Pittsburgh Post-Gazette

I tried to give Christmas the slip, but the spirit caught me

- DIANA NELSON JONES

Back when I had 20/20 vision, the year 2020 was very far away. Christmas then was still all about shopping for stuff and getting stuff.

In recent years, I have weaned off the commercial, taking homemade soup to each family household instead. This year, I didn’t make it to the land of my childhood. I had no time off left and chose not to spend four hours in a rental car getting there and back on Christmas Day.

I volunteere­d to work instead. Holiday pay is a little bump.

At the approach of Christmas Day, I anticipate­d it with resignatio­n. When people asked, “Are you ready for Christmas?” weeks ahead of time, I’d smile and say, “Sure.” To have said “I’ve opted out” would have smudged the good cheer they meant to share.

But my heart hasn’t been in it for years. I am not a practicing Christian, and I have become weary of the inescapabl­e loop of jingles and carols in every venue, from drugstores to restaurant­s, from before Thanksgivi­ng.

This year, I told my family not to get me anything, that I would not be getting gifts for them, that I wasn’t “doing” Christmas. That would be convenient, seeing as how I would be staying in Pittsburgh.

But in the past few weeks, the Christmas spirit infected me in unexpected ways, from unexpected sources.

A friend with whom I share season tickets to Pirates games texted to see if I would meet her at our neighborho­od pub: “My treat,” she wrote. I had just opted out of my half of the ticket cost, part of my plan to cut all luxury spending.

A week later, when she made the same offer, her treat at the pub, I felt foolish for crying poor. I am not poor, but I am anxious about paying off my mortgage on a stagnant income.

“I love you, and I want to help you,” she said.

The next Sunday, another friend picked me up for yoga class, as she usually does. We got there to find therapeuti­c massage balls in a basket. The teacher had brought them in case anyone wanted to buy a pair.

“Thirteen dollars,” she said. My friend bought two pairs and, as I contemplat­ed spending $13, she

handed me one of her pairs and said, “Merry Christmas.”

At home, I got the urge to bake cookies, something I hadn’t done in about 20 years. I made three kinds in big batches, wrapped them in decorative paper and found some used gift bags from family Christmase­s past.

As I delivered the cookies around the neighborho­od, I felt a lightness in my step. I was “doing” Christmas, but it felt spontaneou­s and authentic, in defiance of the tyranny of the stress routine.

I was seized by the desire to send cards to the dozen or so friends who had sent me cards from around the country. I had unused cards from years past. The pictures of their families, their now-grown children, in some cases grandchild­ren, had arrived throughout the month, and I had glanced at them. I studied them this time.
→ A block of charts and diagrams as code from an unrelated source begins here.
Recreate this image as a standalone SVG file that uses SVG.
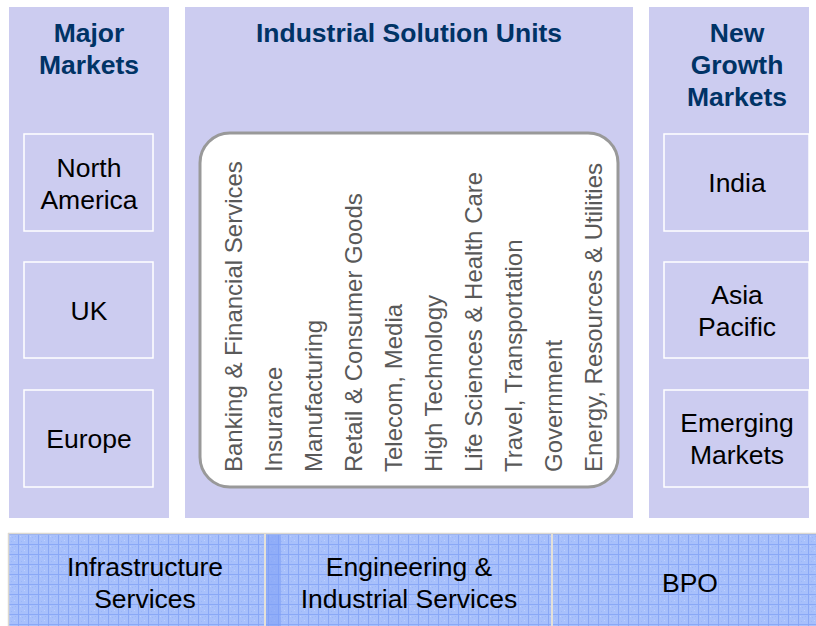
<svg xmlns="http://www.w3.org/2000/svg" width="816" height="626" viewBox="0 0 816 626">
<defs>
<style>
.col{fill:#CCCCF0}
.box{fill:#CCCCF0;stroke:#FFFFFF;stroke-width:1.5}
.hdr{font-family:"Liberation Sans",Arial,sans-serif;font-weight:bold;font-size:26.5px;fill:#003366;text-anchor:middle}
.lbl{font-family:"Liberation Sans",Arial,sans-serif;font-size:26.5px;fill:#000000;text-anchor:middle}
.ind{font-family:"Liberation Sans",Arial,sans-serif;font-size:24px;fill:#595959}
</style>
<pattern id="grid" x="8" y="534" width="10" height="10" patternUnits="userSpaceOnUse">
<rect width="10" height="10" fill="#A8C0FB"/>
<rect x="2" y="2" width="1" height="1" fill="#BCD0FF"/>
<rect x="6" y="6" width="1" height="1" fill="#BCD0FF"/>
<rect x="4" y="3" width="1" height="1" fill="#9BB6F8"/>
<rect x="7" y="2" width="1" height="1" fill="#9BB6F8"/>
<rect x="3" y="7" width="1" height="1" fill="#9BB6F8"/>
<rect x="0" y="0" width="10" height="1" fill="#8AA8F6"/>
<rect x="0" y="0" width="1" height="10" fill="#8AA8F6"/>
</pattern>
</defs>
<rect width="816" height="626" fill="#FFFFFF"/>

<g id="major-markets">
<rect class="col" x="9" y="7" width="160" height="511"/>
<text class="hdr" x="89" y="42">Major</text>
<text class="hdr" x="89" y="74">Markets</text>
</g>
<g id="north-america">
<rect class="box" x="24" y="134" width="129" height="97"/>
<text class="lbl" x="89" y="177">North</text>
<text class="lbl" x="89" y="209">America</text>
</g>
<g id="uk">
<rect class="box" x="24" y="262" width="129" height="96"/>
<text class="lbl" x="89" y="320">UK</text>
</g>
<g id="europe">
<rect class="box" x="24" y="390" width="129" height="97"/>
<text class="lbl" x="89" y="448">Europe</text>
</g>

<g id="industrial-solution-units">
<rect class="col" x="185" y="7" width="448" height="511"/>
<text class="hdr" x="409" y="42">Industrial Solution Units</text>
<rect x="200" y="133" width="418" height="354" rx="30" ry="30" fill="#FFFFFF" stroke="#999999" stroke-width="3"/>
<text class="ind" transform="translate(242,472) rotate(-90)">Banking &amp; Financial Services</text>
<text class="ind" transform="translate(282,472) rotate(-90)">Insurance</text>
<text class="ind" transform="translate(322,472) rotate(-90)">Manufacturing</text>
<text class="ind" transform="translate(362,472) rotate(-90)">Retail &amp; Consumer Goods</text>
<text class="ind" transform="translate(402,472) rotate(-90)">Telecom, Media</text>
<text class="ind" transform="translate(442,472) rotate(-90)">High Technology</text>
<text class="ind" transform="translate(482,472) rotate(-90)">Life Sciences &amp; Health Care</text>
<text class="ind" transform="translate(522,472) rotate(-90)">Travel, Transportation</text>
<text class="ind" transform="translate(562,472) rotate(-90)">Government</text>
<text class="ind" transform="translate(602,472) rotate(-90)">Energy, Resources &amp; Utilities</text>
</g>

<g id="new-growth-markets">
<rect class="col" x="649" y="7" width="160" height="511"/>
<text class="hdr" x="737" y="42">New</text>
<text class="hdr" x="737" y="74">Growth</text>
<text class="hdr" x="737" y="106">Markets</text>
</g>
<g id="india">
<rect class="box" x="664" y="134" width="145" height="97"/>
<text class="lbl" x="737" y="192">India</text>
</g>
<g id="asia-pacific">
<rect class="box" x="664" y="262" width="145" height="96"/>
<text class="lbl" x="737" y="304">Asia</text>
<text class="lbl" x="737" y="336">Pacific</text>
</g>
<g id="emerging-markets">
<rect class="box" x="664" y="390" width="145" height="97"/>
<text class="lbl" x="737" y="432">Emerging</text>
<text class="lbl" x="737" y="464">Markets</text>
</g>

<g id="service-band">
<rect x="8" y="534" width="808" height="92" fill="url(#grid)"/>
<rect x="266" y="535" width="15" height="91" fill="#7C9CF6" opacity="0.55"/>
<line x1="8" y1="533.5" x2="816" y2="533.5" stroke="#DCD8D0" stroke-width="1.5"/>
<line x1="8.5" y1="533" x2="8.5" y2="626" stroke="#DCD8D0" stroke-width="1.5"/>
<line x1="265" y1="534" x2="265" y2="626" stroke="#E4E0D8" stroke-width="2"/>
<line x1="552" y1="534" x2="552" y2="626" stroke="#E4E0D8" stroke-width="2"/>
</g>
<g id="infrastructure-services">
<text class="lbl" x="145" y="576">Infrastructure</text>
<text class="lbl" x="145" y="608">Services</text>
</g>
<g id="engineering-industrial-services">
<text class="lbl" x="409" y="576">Engineering &amp;</text>
<text class="lbl" x="409" y="608">Industrial Services</text>
</g>
<g id="bpo">
<text class="lbl" x="690" y="592">BPO</text>
</g>
</svg>
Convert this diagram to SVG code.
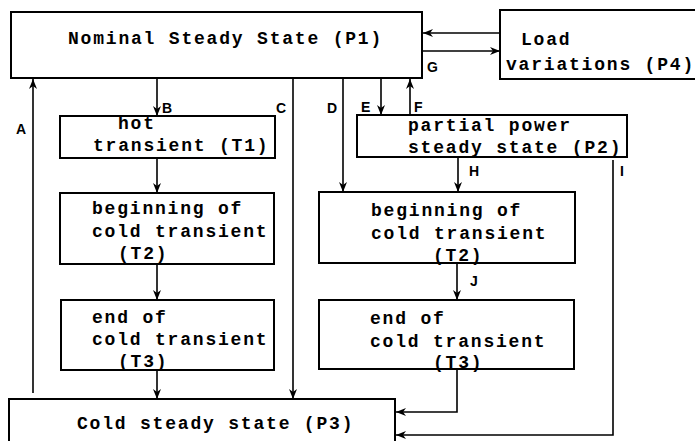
<svg xmlns="http://www.w3.org/2000/svg" width="695" height="441" viewBox="0 0 695 441">
<defs>
<style>
.box{fill:#fff;stroke:#000;stroke-width:2}
.t{font-family:"Liberation Mono","Courier New",monospace;font-size:18px;font-weight:bold;letter-spacing:1.8px;fill:#000}
.lbl{font-family:"Liberation Sans",Arial,sans-serif;font-size:14px;font-weight:bold;fill:#000}
.c{fill:none;stroke:#000;stroke-width:1.6}
</style>
<marker id="ah" markerUnits="userSpaceOnUse" markerWidth="10" markerHeight="8" refX="10" refY="4" orient="auto">
<path d="M0,0 L10,4 L0,8 L3,4 Z" fill="#000"/>
</marker>
</defs>
<rect width="695" height="441" fill="#fff"/>
<g id="P1"><rect class="box" x="11" y="12" width="411" height="66"/><text class="t" x="68" y="44">Nominal Steady State (P1)</text></g>
<g id="P4"><rect class="box" x="500" y="10" width="200" height="69"/><text class="t" x="521" y="45">Load</text><text class="t" x="506" y="70">variations (P4)</text></g>
<g id="T1"><rect class="box" x="60" y="116" width="215" height="42"/><text class="t" x="118" y="129">hot</text><text class="t" x="93" y="151">transient (T1)</text></g>
<g id="T2L"><rect class="box" x="60" y="193" width="214" height="71"/><text class="t" x="92" y="214">beginning of</text><text class="t" x="92" y="237">cold transient</text><text class="t" x="118" y="259">(T2)</text></g>
<g id="T3L"><rect class="box" x="61" y="300" width="213" height="70"/><text class="t" x="92" y="323">end of</text><text class="t" x="92" y="345">cold transient</text><text class="t" x="118" y="367">(T3)</text></g>
<g id="P2"><rect class="box" x="357" y="115" width="270" height="42"/><text class="t" x="408" y="131">partial power</text><text class="t" x="408" y="153">steady state (P2)</text></g>
<g id="T2R"><rect class="box" x="319" y="192" width="256" height="71"/><text class="t" x="371" y="216">beginning of</text><text class="t" x="371" y="239">cold transient</text><text class="t" x="433" y="261">(T2)</text></g>
<g id="T3R"><rect class="box" x="319" y="300" width="255" height="69"/><text class="t" x="370" y="324">end of</text><text class="t" x="370" y="347">cold transient</text><text class="t" x="433" y="368">(T3)</text></g>
<g id="P3"><rect class="box" x="9" y="399" width="386" height="50"/><text class="t" x="77" y="429">Cold steady state (P3)</text></g>
<g id="connectors">
<path class="c" d="M500,33 L423,33" marker-end="url(#ah)"/>
<path class="c" d="M423,51 L500,51" marker-end="url(#ah)"/>
<path class="c" d="M33,393 L33,79" marker-end="url(#ah)"/>
<path class="c" d="M157,78 L157,116" marker-end="url(#ah)"/>
<path class="c" d="M157,158 L157,193" marker-end="url(#ah)"/>
<path class="c" d="M157,264 L157,300" marker-end="url(#ah)"/>
<path class="c" d="M157,370 L157,399" marker-end="url(#ah)"/>
<path class="c" d="M293,78 L293,399" marker-end="url(#ah)"/>
<path class="c" d="M343,78 L343,192" marker-end="url(#ah)"/>
<path class="c" d="M381,78 L381,115" marker-end="url(#ah)"/>
<path class="c" d="M410,115 L410,79" marker-end="url(#ah)"/>
<path class="c" d="M458,157 L458,192" marker-end="url(#ah)"/>
<path class="c" d="M457,263 L457,300" marker-end="url(#ah)"/>
<path class="c" d="M457,369 L457,412 L396,412" marker-end="url(#ah)"/>
<path class="c" d="M613,160 L613,435 L396,435" marker-end="url(#ah)"/>
<text class="lbl" x="16" y="134">A</text>
<text class="lbl" x="162" y="113">B</text>
<text class="lbl" x="276" y="113">C</text>
<text class="lbl" x="327" y="113">D</text>
<text class="lbl" x="361" y="112">E</text>
<text class="lbl" x="414" y="112">F</text>
<text class="lbl" x="427" y="72">G</text>
<text class="lbl" x="469" y="176">H</text>
<text class="lbl" x="620" y="176">I</text>
<text class="lbl" x="470" y="286">J</text>
</g>
</svg>
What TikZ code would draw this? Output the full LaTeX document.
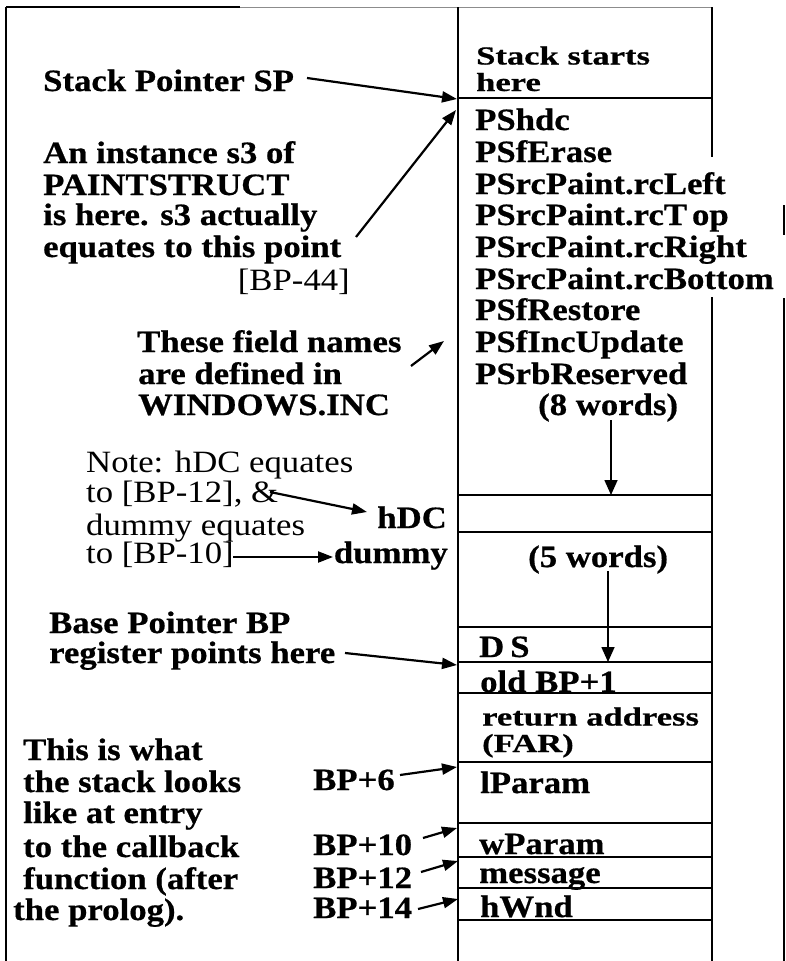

I thought, these are my friends. We used to hang together, party together, work together, even live together. They are still sending me Christmas cards. They are keeping me updated on their lives. That’s a gift, and I was just realizing it.

A few days before Christmas, two friends who live in New Jersey called. They were spending Christmas with their son who lives in Pittsburgh and wanted me to join them for Christmas Eve dinner.

I said, “Yes, but it needs to be somewhere near my house.”

They suggested: How about your house? We will bring everything to you.

I was thrilled that I would see them. I got the table ready and plugged in the chili lights. Across the street, neighbors were singing carols. I barged out the door and joined them in “Jingle Bells,” a song I thought I never needed to hear again.

Then my friends arrived, and it wasn’t just with the son who lives in Pittsburgh but also the one who lives near Seattle.

That warmth you’re supposed to feel when family comes to the door on Christmas Eve was the warmth I felt on the arrival of friends bearing the gift of their company and dinner — a Crock-Pot full of chili, condiments, a big salad, cheesecake and wine.

Family, we all might agree, is number one. I adore mine, every single member, and I am grateful they gave me a pass this year, with grace: “We’ll miss you,” they wrote in emails and cards, “but we understand.”

As 2019 ends, I hope that my vision in 2020 is influenced both by my family’s grace and the glow that this Christmas has cast upon me unbidden, thanks to givers of gifts unexpected.